═══ Dataset excerpt ═══

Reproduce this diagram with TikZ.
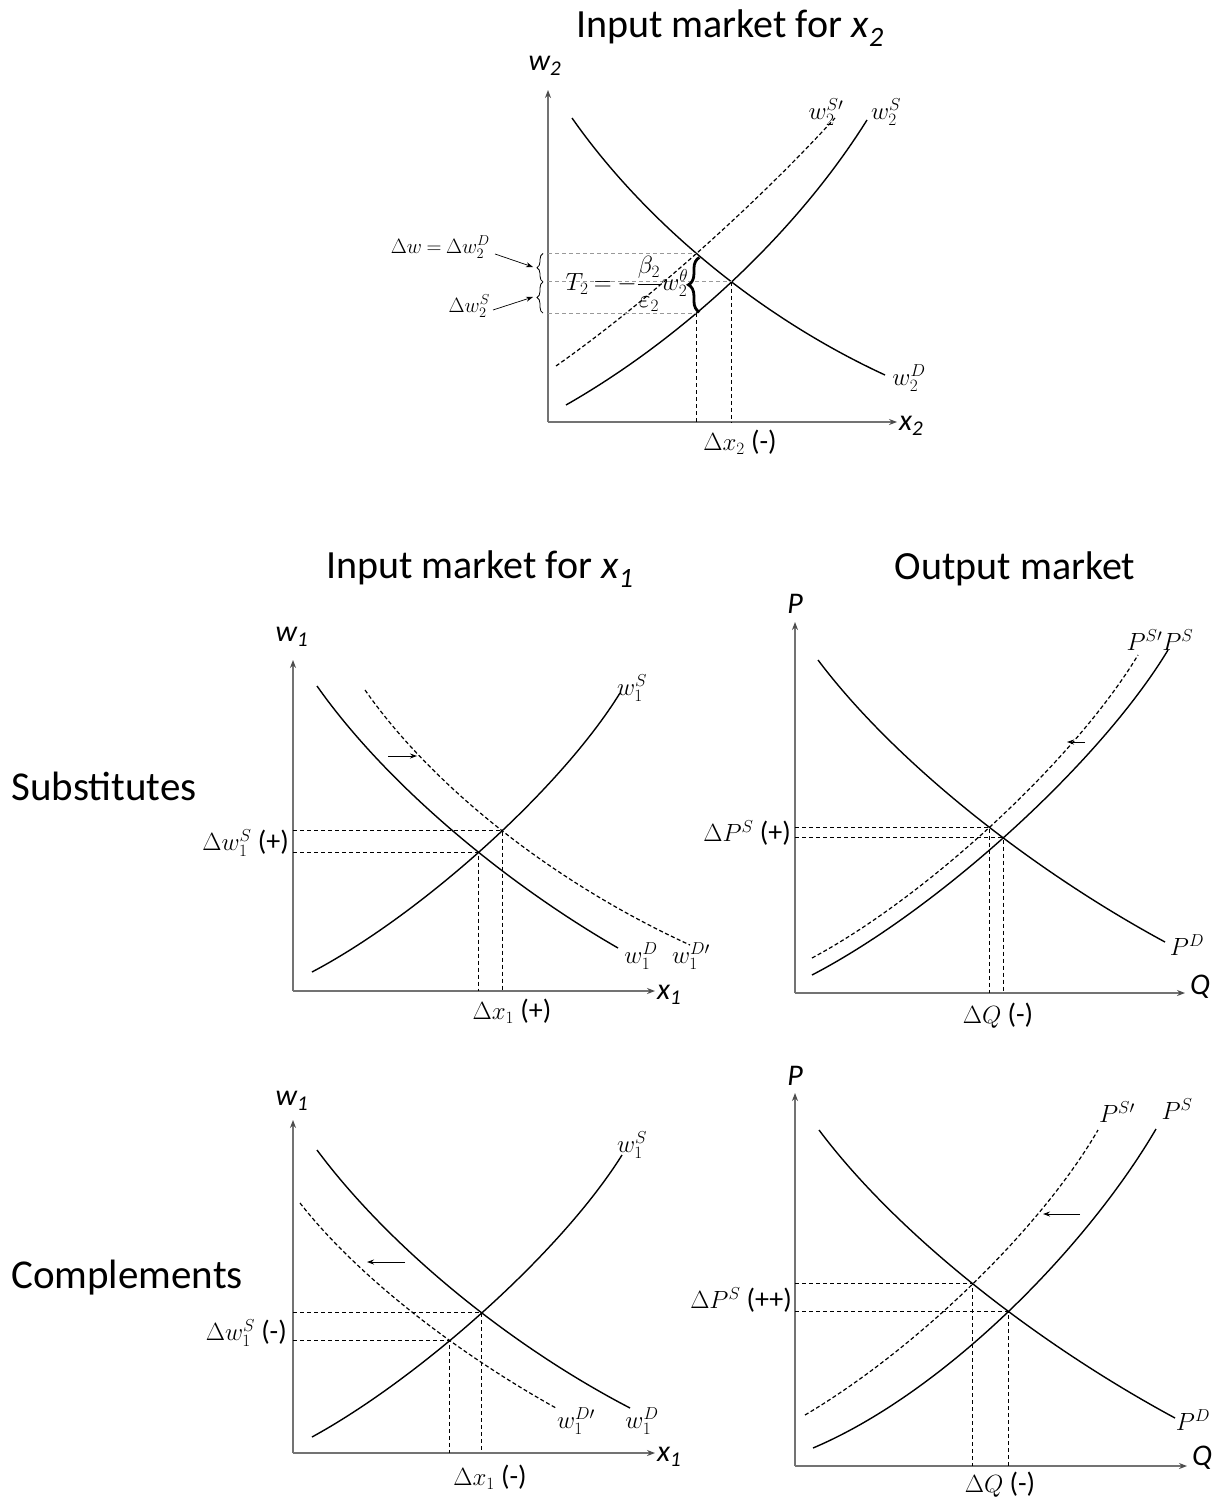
\documentclass[tikz,border=0pt]{standalone}
\usepackage{fontspec}
\setmainfont{Liberation Serif}
\newfontfamily\calib{Carlito}
\usetikzlibrary{intersections,decorations.pathreplacing,arrows.meta,calc}
\newcommand{\pmf}{\calib\fontsize{28}{30}\selectfont}
\begin{document}
\begin{tikzpicture}[x=1pt,y=-1pt,
  axis/.style={draw=black!55, line width=1.2pt, -{Stealth[length=8pt,width=6pt,black!70]}},
  crv/.style={line width=1.4pt},
  dcrv/.style={line width=1.2pt, dash pattern=on 4pt off 2.5pt},
  guide/.style={line width=0.9pt, dash pattern=on 4pt off 3pt},
  lguide/.style={guide, draw=black!40},
  mlbl/.style={font=\fontsize{22}{24}\selectfont, inner sep=0pt},
  clbl/.style={font=\fontsize{24}{26}\selectfont, inner sep=0pt},
  dlbl/.style={font=\fontsize{25}{27}\selectfont, inner sep=0pt},
  ttl/.style={font=\calib\fontsize{40}{44}\selectfont, inner sep=0pt},
  side/.style={font=\calib\fontsize{41}{44}\selectfont, inner sep=0pt},
  axl/.style={font=\calib\itshape\fontsize{30}{32}\selectfont, inner sep=0pt},
  sarrow/.style={line width=0.9pt, -{Stealth[length=7pt,width=5pt]}},
  brc/.style={decorate, decoration={brace, amplitude=6pt}, line width=0.8pt},
]
\useasboundingbox[fill=white] (0,0) rectangle (1222,1504);

% ================= TOP: input market for x2 =================
\node[ttl] (t2) at (730,28) {Input market for \textit{x}\textsubscript{\textit{2}}};
\coordinate (O2) at (548,422);
\coordinate (Y2) at (548,90);
\coordinate (X2) at (897,422);
\draw[axis] (O2) -- (Y2);
\draw[axis] (O2) -- (X2);
\node[axl] (lw2) at (545,66) {w\textsubscript{2}};
\node[axl, anchor=west] (lx2) at (899,426) {x\textsubscript{2}};

\draw[crv, name path=D2] (572,118) .. controls (642,218) and (755,315) .. (885,375);
\draw[crv, name path=S2] (566,405) .. controls (680,340) and (795,235) .. (867,120);
\draw[dcrv, name path=Sp2] (556,366) .. controls (650,300) and (760,200) .. (835,118);
\path[name intersections={of=D2 and S2, by=E2}];
\path[name intersections={of=D2 and Sp2, by=F2}];
\path[name path=V2] (F2) -- (F2 |- O2);
\path[name intersections={of=V2 and S2, by=G2}];

\draw[lguide] (O2 |- F2) -- (F2);
\draw[lguide] (O2 |- E2) -- (E2);
\draw[lguide] (O2 |- G2) -- (G2);
\draw[guide] (G2) -- (G2 |- O2);
\draw[guide] (E2) -- (E2 |- O2);

\draw[brc] ($(O2 |- G2)+(-5,0)$) -- ($(O2 |- E2)+(-5,0)$);
\draw[brc] ($(O2 |- E2)+(-5,0)$) -- ($(O2 |- F2)+(-5,0)$);
\draw[decorate, decoration={brace, amplitude=11pt}, line width=2.8pt] ($(G2)+(3,-1)$) -- ($(F2)+(3,4)$);

\node[mlbl, font=\fontsize{23}{25}\selectfont] (T2) at (627,284) {$T_2\mkern-1mu=\mkern-1mu-{\displaystyle\frac{\beta_2}{\varepsilon_2}}w_2^{\theta}$};
\node[mlbl, anchor=east] (lDw) at (490,247) {$\Delta w\mkern-1mu=\mkern-1mu\Delta w_2^D$};
\node[mlbl, anchor=east] (lDs) at (490,306) {$\Delta w_2^S$};
\coordinate (aDw) at (533,267);
\coordinate (aDs) at (533,297);
\draw[sarrow, line width=0.7pt] ($(lDw.east)+(5,7)$) -- (aDw);
\draw[sarrow, line width=0.7pt] ($(lDs.east)+(3,4)$) -- (aDs);

\node[clbl] (lSp2) at (826,112) {$w_2^{S\prime}$};
\node[clbl] (lS2) at (886,112) {$w_2^{S}$};
\node[clbl] (lD2) at (909,378) {$w_2^{D}$};
\node[dlbl] (ldx2) at (740,442) {$\Delta x_2$ {\pmf(-)}};

% ================= MIDDLE LEFT: substitutes, x1 =================
\node[ttl] (t1) at (480,569) {Input market for \textit{x}\textsubscript{\textit{1}}};
\node[side] (sub) at (104,786) {Substitutes};
\coordinate (O1s) at (293,991);
\coordinate (Y1s) at (293,660);
\coordinate (X1s) at (655,991);
\draw[axis] (O1s) -- (Y1s);
\draw[axis] (O1s) -- (X1s);
\node[axl] (lw1s) at (292,637) {w\textsubscript{1}};
\node[axl, anchor=west] (lx1s) at (657,995) {x\textsubscript{1}};

\draw[crv, name path=D1s] (317,686) .. controls (383,780) and (500,880) .. (618,948);
\draw[dcrv, name path=Dp1s] (365,690) .. controls (430,783) and (548,880) .. (690,945);
\draw[crv, name path=S1s] (312,972) .. controls (420,915) and (560,790) .. (620,693);
\path[name intersections={of=D1s and S1s, by=E1s}];
\path[name intersections={of=Dp1s and S1s, by=F1s}];
\draw[guide] (O1s |- F1s) -- (F1s) -- (F1s |- O1s);
\draw[guide] (O1s |- E1s) -- (E1s) -- (E1s |- O1s);
\coordinate (a1s) at (388,756);
\coordinate (b1s) at (417,756);
\draw[sarrow] (a1s) -- (b1s);

\node[dlbl, anchor=east] (ldw1s) at (289,843) {$\Delta w_1^S$ {\pmf(+)}};
\node[clbl] (lS1s) at (632,688) {$w_1^{S}$};
\node[clbl] (lD1s) at (641,956) {$w_1^{D}$};
\node[clbl] (lDp1s) at (691,956) {$w_1^{D\prime}$};
\node[dlbl] (ldx1s) at (512,1011) {$\Delta x_1$ {\pmf(+)}};

% ================= MIDDLE RIGHT: output, substitutes =================
\node[ttl] (to) at (1015,569) {Output market};
\coordinate (OPs) at (795,993);
\coordinate (YPs) at (795,622);
\coordinate (XPs) at (1185,993);
\draw[axis] (OPs) -- (YPs);
\draw[axis] (OPs) -- (XPs);
\node[axl] (lPs) at (795,604) {P};
\node[axl, anchor=west] (lQs) at (1190,987) {Q};

\draw[crv, name path=DPs] (818,660) .. controls (894,761) and (1030,869) .. (1165,942);
\draw[crv, name path=SPs] (812,975) .. controls (937,910) and (1099,764) .. (1168,650);
\draw[dcrv, name path=SpPs] (812,958) .. controls (926,897) and (1074,761) .. (1138,655);
\path[name intersections={of=DPs and SPs, by=EPs}];
\path[name intersections={of=DPs and SpPs, by=FPs}];
\draw[guide] (OPs |- FPs) -- (FPs) -- (FPs |- OPs);
\draw[guide] (OPs |- EPs) -- (EPs) -- (EPs |- OPs);
\coordinate (aPs) at (1085,742);
\coordinate (bPs) at (1067,742);
\draw[sarrow] (aPs) -- (bPs);

\node[dlbl, anchor=east] (ldPs) at (791,833) {$\Delta P^S$ {\pmf(+)}};
\node[clbl] (lSPs) at (1160,640) {$P^{S\prime}P^{S}$};
\node[clbl] (lDPs) at (1187,945) {$P^{D}$};
\node[dlbl] (ldQs) at (998,1016) {$\Delta Q$ {\pmf(-)}};

% ================= BOTTOM LEFT: complements, x1 =================
\node[side] (com) at (127,1278) {Complements};
\coordinate (O1c) at (293,1453);
\coordinate (Y1c) at (293,1120);
\coordinate (X1c) at (655,1453);
\draw[axis] (O1c) -- (Y1c);
\draw[axis] (O1c) -- (X1c);
\node[axl] (lw1c) at (292,1101) {w\textsubscript{1}};
\node[axl, anchor=west] (lx1c) at (657,1457) {x\textsubscript{1}};

\draw[crv, name path=D1c] (317,1150) .. controls (386,1243) and (505,1343) .. (630,1408);
\draw[dcrv, name path=Dp1c] (300,1203) .. controls (362,1282) and (466,1358) .. (556,1408);
\draw[crv, name path=S1c] (312,1437) .. controls (418,1379) and (560,1254) .. (622,1155);
\path[name intersections={of=D1c and S1c, by=E1c}];
\path[name intersections={of=Dp1c and S1c, by=F1c}];
\draw[guide] (O1c |- F1c) -- (F1c) -- (F1c |- O1c);
\draw[guide] (O1c |- E1c) -- (E1c) -- (E1c |- O1c);
\coordinate (a1c) at (405,1262);
\coordinate (b1c) at (367,1262);
\draw[sarrow] (a1c) -- (b1c);

\node[dlbl, anchor=east] (ldw1c) at (287,1333) {$\Delta w_1^S$ {\pmf(-)}};
\node[clbl] (lS1c) at (632,1145) {$w_1^{S}$};
\node[clbl] (lDp1c) at (576,1421) {$w_1^{D\prime}$};
\node[clbl] (lD1c) at (642,1421) {$w_1^{D}$};
\node[dlbl] (ldx1c) at (490,1477) {$\Delta x_1$ {\pmf(-)}};

% ================= BOTTOM RIGHT: output, complements =================
\coordinate (OPc) at (795,1466);
\coordinate (YPc) at (795,1093);
\coordinate (XPc) at (1187,1466);
\draw[axis] (OPc) -- (YPc);
\draw[axis] (OPc) -- (XPc);
\node[axl] (lPc) at (795,1076) {P};
\node[axl, anchor=west] (lQc) at (1192,1458) {Q};

\draw[crv, name path=DPc] (819,1130) .. controls (897,1234) and (1036,1343) .. (1175,1418);
\draw[crv, name path=SPc] (813,1448) .. controls (943,1393) and (1085,1250) .. (1156,1129);
\draw[dcrv, name path=SpPc] (805,1415) .. controls (915,1350) and (1040,1230) .. (1098,1130);
\path[name intersections={of=DPc and SPc, by=EPc}];
\path[name intersections={of=DPc and SpPc, by=FPc}];
\draw[guide] (OPc |- FPc) -- (FPc) -- (FPc |- OPc);
\draw[guide] (OPc |- EPc) -- (EPc) -- (EPc |- OPc);
\coordinate (aPc) at (1080,1214);
\coordinate (bPc) at (1043,1214);
\draw[sarrow] (aPc) -- (bPc);

\node[dlbl, anchor=east] (ldPc) at (792,1300) {$\Delta P^S$ {\pmf(++)}};
\node[clbl] (lSpPc) at (1117,1112) {$P^{S\prime}$};
\node[clbl] (lSPc) at (1177,1109) {$P^{S}$};
\node[clbl] (lDPc) at (1193,1420) {$P^{D}$};
\node[dlbl] (ldQc) at (1000,1485) {$\Delta Q$ {\pmf(-)}};
\end{tikzpicture}
\end{document}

═══

* Requirement *
Copy nothing but the lines from the first one in the listing through the line with "(0,0) rectangle (1222,1504);", and omit the pictures.

* Result for this task *
Reproduce this diagram with TikZ.
\documentclass[tikz,border=0pt]{standalone}
\usepackage{fontspec}
\setmainfont{Liberation Serif}
\newfontfamily\calib{Carlito}
\usetikzlibrary{intersections,decorations.pathreplacing,arrows.meta,calc}
\newcommand{\pmf}{\calib\fontsize{28}{30}\selectfont}
\begin{document}
\begin{tikzpicture}[x=1pt,y=-1pt,
  axis/.style={draw=black!55, line width=1.2pt, -{Stealth[length=8pt,width=6pt,black!70]}},
  crv/.style={line width=1.4pt},
  dcrv/.style={line width=1.2pt, dash pattern=on 4pt off 2.5pt},
  guide/.style={line width=0.9pt, dash pattern=on 4pt off 3pt},
  lguide/.style={guide, draw=black!40},
  mlbl/.style={font=\fontsize{22}{24}\selectfont, inner sep=0pt},
  clbl/.style={font=\fontsize{24}{26}\selectfont, inner sep=0pt},
  dlbl/.style={font=\fontsize{25}{27}\selectfont, inner sep=0pt},
  ttl/.style={font=\calib\fontsize{40}{44}\selectfont, inner sep=0pt},
  side/.style={font=\calib\fontsize{41}{44}\selectfont, inner sep=0pt},
  axl/.style={font=\calib\itshape\fontsize{30}{32}\selectfont, inner sep=0pt},
  sarrow/.style={line width=0.9pt, -{Stealth[length=7pt,width=5pt]}},
  brc/.style={decorate, decoration={brace, amplitude=6pt}, line width=0.8pt},
]
\useasboundingbox[fill=white] (0,0) rectangle (1222,1504);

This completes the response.